Directors’ report

Left arrow 1 out of 4 Right arrow

The directors present their report and the audited financial statements for the 52 weeks ended 28 February 2009 (‘the period’).

Principal activities and business review

The Group’s principal activities comprise home and general merchandise retailing. The chairman’s statement, review of the business and financial statements report on performance of the business during the period, the position at the period end, likely future developments, the principal risks and uncertainties facing the Group and financial key performance indicators, and are incorporated by reference into this directors’ report. Details of corporate responsibility, including charitable donations, employee involvement and policy on the employment of disabled persons are also set out in the review of the business and are incorporated by reference into this directors’ report, as is the Group’s statement on corporate governance.

There were no material acquisitions or disposals during the period.

Profit and dividends

The Group’s consolidated income statement shows a loss after exceptional items for the period of £413.1m. The directors recommend the payment of a final dividend of 10.0p per ordinary share, to be paid on 22 July 2009 to shareholders on the register at the close of business on 22 May 2009. An interim dividend of 4.7p per ordinary share was paid on 21 January 2009, giving a total dividend for the year of 14.7p per ordinary share.

Directors

The names and biographical details of the directors are shown in the Board of Directors and Operating Board section. There has been no change in the directors during the period. Particulars of directors remuneration and service contracts are shown in the directors’ remuneration report. Details of the service contracts of the directors, and how a change of control will affect the service contracts of the executive directors, are summarised within the directors’ remuneration report. Neither contract for the executive directors provides for extended notice periods or compensation in the event of termination or a change of control.

The directors retiring at the 2009 Annual General Meeting are Oliver Stocken and Richard Ashton who, each being eligible, offer themselves for re-election.

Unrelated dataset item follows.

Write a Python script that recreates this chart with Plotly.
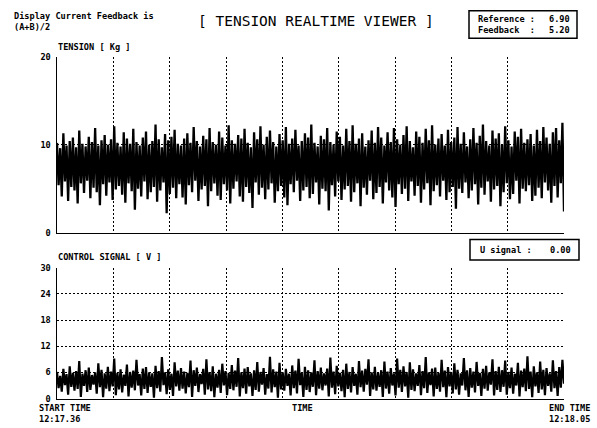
import plotly.graph_objects as go

# ---------------- data ----------------
# TENSION [Kg]: upper / lower swing of each sample pair across the time window
tension_hi = [
    10.2, 9.6, 11.3, 9.9, 10.4, 10.8, 9.7, 11.6, 10.1, 9.8,
    10.9, 10.3, 11.9, 9.9, 10.5, 11.1, 10.0, 10.6, 12.1, 10.2,
    9.8, 11.4, 10.7, 10.1, 11.8, 10.3, 9.9, 10.8, 11.5, 10.0,
    10.4, 12.3, 10.6, 9.7, 11.2, 10.5, 10.9, 11.7, 10.1, 9.9,
    10.7, 11.3, 10.2, 12.0, 10.4, 9.8, 11.0, 10.6, 11.9, 10.3,
    10.0, 11.5, 10.8, 9.9, 12.2, 10.5, 10.1, 11.1, 10.7, 11.8,
    10.2, 9.7, 11.4, 10.6, 12.1, 10.0, 10.9, 11.6, 10.3, 9.8,
    11.2, 10.5, 12.0, 10.1, 10.7, 11.7, 9.9, 10.4, 11.3, 10.8,
    12.3, 10.2, 9.8, 11.0, 10.6, 11.9, 10.3, 10.0, 11.5, 10.9,
    9.9, 11.8, 10.4, 12.2, 10.1, 10.7, 11.3, 9.8, 10.5, 11.6,
    10.2, 12.0, 10.8, 9.9, 11.4, 10.3, 11.9, 10.6, 10.0, 11.1,
    12.1, 10.4, 9.7, 11.5, 10.9, 10.2, 11.8, 10.5, 12.2, 10.0,
    10.7, 11.2, 9.9, 11.7, 10.3, 10.8, 12.0, 10.1, 11.4, 9.8,
    10.6, 11.9, 10.2, 11.0, 12.3, 10.4, 9.9, 11.6, 10.7, 11.3,
    10.0, 12.1, 10.5, 9.8, 11.5, 10.9, 11.8, 10.2, 10.6, 11.2,
    9.9, 11.7, 10.4, 12.0, 10.8, 10.1, 11.4, 11.9, 10.5, 12.5,
]
tension_lo = [
    5.4, 4.1, 5.8, 3.6, 5.2, 4.8, 3.3, 5.6, 4.5, 5.9,
    3.9, 5.1, 4.6, 3.1, 5.5, 4.2, 5.7, 3.7, 4.9, 5.3,
    4.3, 3.4, 5.6, 4.7, 2.6, 5.0, 4.1, 5.8, 3.8, 4.6,
    5.2, 3.5, 4.8, 5.7, 2.2, 4.4, 5.1, 3.9, 5.5, 4.0,
    3.2, 5.4, 4.6, 5.9, 3.6, 4.9, 5.3, 3.0, 4.7, 5.6,
    4.2, 3.7, 5.5, 4.8, 3.3, 5.0, 5.8, 4.1, 3.5, 5.2,
    4.5, 2.8, 5.7, 4.3, 5.1, 3.8, 4.9, 5.6, 3.4, 4.7,
    5.3, 4.0, 3.1, 5.5, 4.6, 5.9, 3.6, 4.8, 5.2, 3.9,
    4.4, 5.7, 3.2, 5.0, 4.7, 2.5, 5.4, 4.1, 5.8, 3.7,
    4.9, 5.3, 3.5, 4.6, 5.6, 3.0, 5.1, 4.3, 5.9, 3.8,
    4.5, 5.2, 3.3, 5.7, 4.8, 4.0, 2.9, 5.5, 4.4, 5.0,
    3.6, 5.8, 4.2, 5.3, 3.4, 4.9, 5.6, 3.1, 4.7, 5.4,
    4.1, 5.9, 3.7, 4.6, 5.2, 2.7, 5.0, 4.5, 5.7, 3.9,
    4.8, 5.5, 3.2, 5.1, 4.3, 5.8, 3.5, 4.9, 5.3, 3.0,
    4.6, 5.6, 3.8, 4.4, 5.9, 3.3, 5.0, 4.7, 5.4, 3.6,
    4.2, 5.1, 3.9, 5.7, 4.8, 3.4, 5.3, 4.0, 5.6, 2.4,
]
# CONTROL SIGNAL [V]
control_hi = [
    6.1, 5.2, 6.8, 5.6, 7.4, 5.9, 6.3, 8.6, 5.7, 6.5,
    7.1, 5.4, 6.0, 8.1, 6.6, 5.8, 7.3, 6.2, 9.2, 5.9,
    6.7, 5.5, 7.8, 6.1, 6.4, 8.9, 5.6, 6.9, 7.2, 6.0,
    5.8, 7.5, 6.3, 9.5, 6.0, 6.7, 5.7, 8.3, 6.4, 7.0,
    6.2, 5.9, 8.7, 6.5, 7.1, 5.6, 6.8, 9.0, 6.1, 7.4,
    5.7, 6.6, 8.0, 6.3, 5.9, 7.7, 6.4, 9.3, 6.0, 6.9,
    7.2, 5.8, 6.5, 8.4, 6.1, 7.0, 5.6, 9.6, 6.7, 6.2,
    8.2, 6.0, 6.8, 5.7, 7.6, 6.4, 9.1, 5.9, 7.3, 6.5,
    6.0, 8.8, 6.3, 7.1, 5.8, 6.9, 9.4, 6.2, 7.5, 5.9,
    6.6, 8.0, 6.1, 7.2, 5.7, 8.6, 6.4, 6.8, 9.0, 6.0,
    7.3, 5.9, 6.5, 8.5, 6.2, 7.0, 5.8, 9.2, 6.6, 7.4,
    6.1, 8.3, 6.7, 5.8, 7.7, 6.3, 9.5, 6.0, 6.9, 7.1,
    5.9, 8.9, 6.4, 7.2, 6.1, 8.1, 6.6, 5.8, 9.3, 6.5,
    7.0, 6.2, 8.4, 5.9, 6.8, 7.5, 6.0, 9.0, 6.3, 7.3,
    6.5, 8.7, 6.1, 7.1, 5.7, 8.2, 6.4, 6.9, 9.7, 6.2,
    7.4, 6.0, 8.5, 6.6, 7.0, 5.8, 8.8, 6.3, 7.2, 8.9,
]
control_lo = [
    2.4, 1.6, 3.1, 0.9, 2.7, 1.8, 2.2, 0.4, 2.9, 1.5,
    2.0, 3.2, 1.1, 2.6, 0.3, 2.3, 1.7, 2.8, 0.8, 2.1,
    1.4, 2.9, 0.5, 2.5, 1.9, 3.0, 0.7, 2.2, 1.3, 2.7,
    0.2, 2.4, 1.6, 3.1, 1.0, 2.0, 0.6, 2.8, 1.8, 2.3,
    1.2, 2.6, 0.4, 2.9, 1.5, 3.3, 0.9, 2.1, 1.7, 0.3,
    2.5, 1.3, 3.0, 0.8, 2.2, 1.9, 2.7, 0.5, 2.4, 1.1,
    2.8, 0.6, 2.0, 1.6, 3.2, 0.9, 2.3, 1.4, 2.6, 0.2,
    2.1, 1.8, 2.9, 0.7, 2.4, 1.2, 3.1, 0.4, 2.0, 1.5,
    2.7, 0.8, 2.3, 1.9, 3.0, 0.5, 2.5, 1.0, 2.8, 1.7,
    0.3, 2.2, 1.4, 2.9, 0.9, 2.6, 1.6, 3.2, 0.6, 2.1,
    1.8, 2.7, 0.4, 2.3, 1.1, 3.0, 0.7, 2.5, 1.5, 2.8,
    0.2, 2.0, 1.7, 2.9, 0.8, 2.4, 1.3, 3.1, 0.5, 2.2,
    1.6, 2.6, 0.3, 2.8, 1.2, 2.1, 0.9, 3.0, 1.9, 0.4,
    2.5, 1.4, 2.9, 0.6, 2.3, 1.8, 3.2, 0.7, 2.0, 1.5,
    2.7, 0.9, 2.4, 1.1, 3.0, 0.5, 2.6, 1.7, 2.2, 0.3,
    2.8, 1.3, 2.1, 0.8, 2.9, 1.6, 2.4, 0.6, 2.5, 3.4,
]
tension_ticks = [0, 10, 20]
control_ticks = [0, 6, 12, 18, 24, 30]
time_divisions = 9
reference_value = "6.90"
feedback_value = "5.20"
u_signal_value = "0.00"
start_time = "12:17.36"
end_time = "12:18.05"

# ---------------- build ----------------
W, H = 597, 428
def px(x):
    return x / W
def py(y):
    return 1 - y / H

def interleave(hi, lo):
    ys = []
    for a, b in zip(hi, lo):
        ys.append(a)
        ys.append(b)
    n = len(ys)
    xs = [k * time_divisions / (n - 1) for k in range(n)]
    return xs, ys

xt, yt = interleave(tension_hi, tension_lo)
xc, yc = interleave(control_hi, control_lo)

fig = go.Figure()
fig.add_trace(go.Scatter(x=xt, y=yt, mode="lines", line=dict(color="black", width=2.3),
                         xaxis="x", yaxis="y", showlegend=False, hoverinfo="skip"))
fig.add_trace(go.Scatter(x=xc, y=yc, mode="lines", line=dict(color="black", width=2.2),
                         xaxis="x2", yaxis="y2", showlegend=False, hoverinfo="skip"))

FONT = "DejaVu Sans Mono"
small = dict(family=FONT, size=8.6, color="black", weight="bold")
dash = "2px,2px"
xdom = [px(57), px(564)]

common_x = dict(range=[0, time_divisions], dtick=1, tick0=0, showticklabels=False,
                showgrid=True, gridcolor="black", gridwidth=1, griddash=dash,
                zeroline=False, showline=True, linecolor="black", linewidth=1.5,
                ticks="", fixedrange=True)
fig.update_layout(
    width=W, height=H,
    margin=dict(l=0, r=0, t=0, b=0),
    paper_bgcolor="white", plot_bgcolor="white",
    showlegend=False,
    xaxis=dict(domain=xdom, anchor="y", **common_x),
    xaxis2=dict(domain=xdom, anchor="y2", **common_x),
    yaxis=dict(domain=[py(233), py(53)], anchor="x", range=[0, 20],
               tickvals=tension_ticks, ticktext=[str(v) for v in tension_ticks],
               tickfont=small, ticks="", ticklabelstandoff=3, fixedrange=True,
               showgrid=True, gridcolor="black", gridwidth=1, griddash=dash,
               zeroline=False, showline=True, linecolor="black", linewidth=1.5),
    yaxis2=dict(domain=[py(403), py(269)], anchor="x2", range=[0, 30],
                tickvals=control_ticks, ticktext=[str(v) for v in control_ticks],
                tickfont=small, ticks="", ticklabelstandoff=3, fixedrange=True,
                showgrid=True, gridcolor="black", gridwidth=1, griddash=dash,
                zeroline=False, showline=True, linecolor="black", linewidth=1.5),
)

def text(x, y, s, xanchor="left", font=small, align="left"):
    fig.add_annotation(x=px(x), y=py(y), xref="paper", yref="paper", text=s,
                       showarrow=False, xanchor=xanchor, yanchor="middle", font=font,
                       align=align, borderpad=0)

text(13, 17, "Display Current Feedback is<br>(A+B)/2")
text(316, 16, "[ TENSION REALTIME VIEWER ]", xanchor="center",
     font=dict(family=FONT, size=14.5, color="black"), align="center")
text(57, 43, "TENSION [ Kg ]")
text(57, 258, "CONTROL SIGNAL [ V ]")

# value boxes
fig.add_shape(type="rect", xref="paper", yref="paper", x0=px(469), x1=px(577),
              y0=py(34), y1=py(6), line=dict(color="black", width=1.5))
text(477, 20, "Reference :<br>Feedback  :")
text(571, 20, reference_value + "<br>" + feedback_value, xanchor="right", align="right")

fig.add_shape(type="rect", xref="paper", yref="paper", x0=px(470), x1=px(579),
              y0=py(261), y1=py(240), line=dict(color="black", width=1.5))
text(479, 251, "U signal :")
text(572, 251, u_signal_value, xanchor="right", align="right")

text(38, 418, "START TIME<br>" + start_time)
text(302, 413, "TIME", xanchor="center", align="center")
text(591, 418, "END TIME<br>" + end_time, xanchor="right", align="right")

fig.write_html("out.html", config={"displayModeBar": False, "staticPlot": True},
               post_script="document.body.style.margin='0';document.body.style.overflow='hidden';")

During the period, the Group maintained liability insurance and thirdparty indemnification provisions for its directors, under which the Company has agreed to indemnify the directors to the extent permitted by law in respect of all liabilities to third parties arising out of, or in connection with, the execution of their powers, duties and responsibilities as directors of the Company and any of its associated companies. These indemnities are Qualifying Third Party Indemnity Provisions as defined in Section 309A-B of the Companies Act 1985 and copies are available for inspection at the registered office of the Company during business hours on any weekday except public holidays.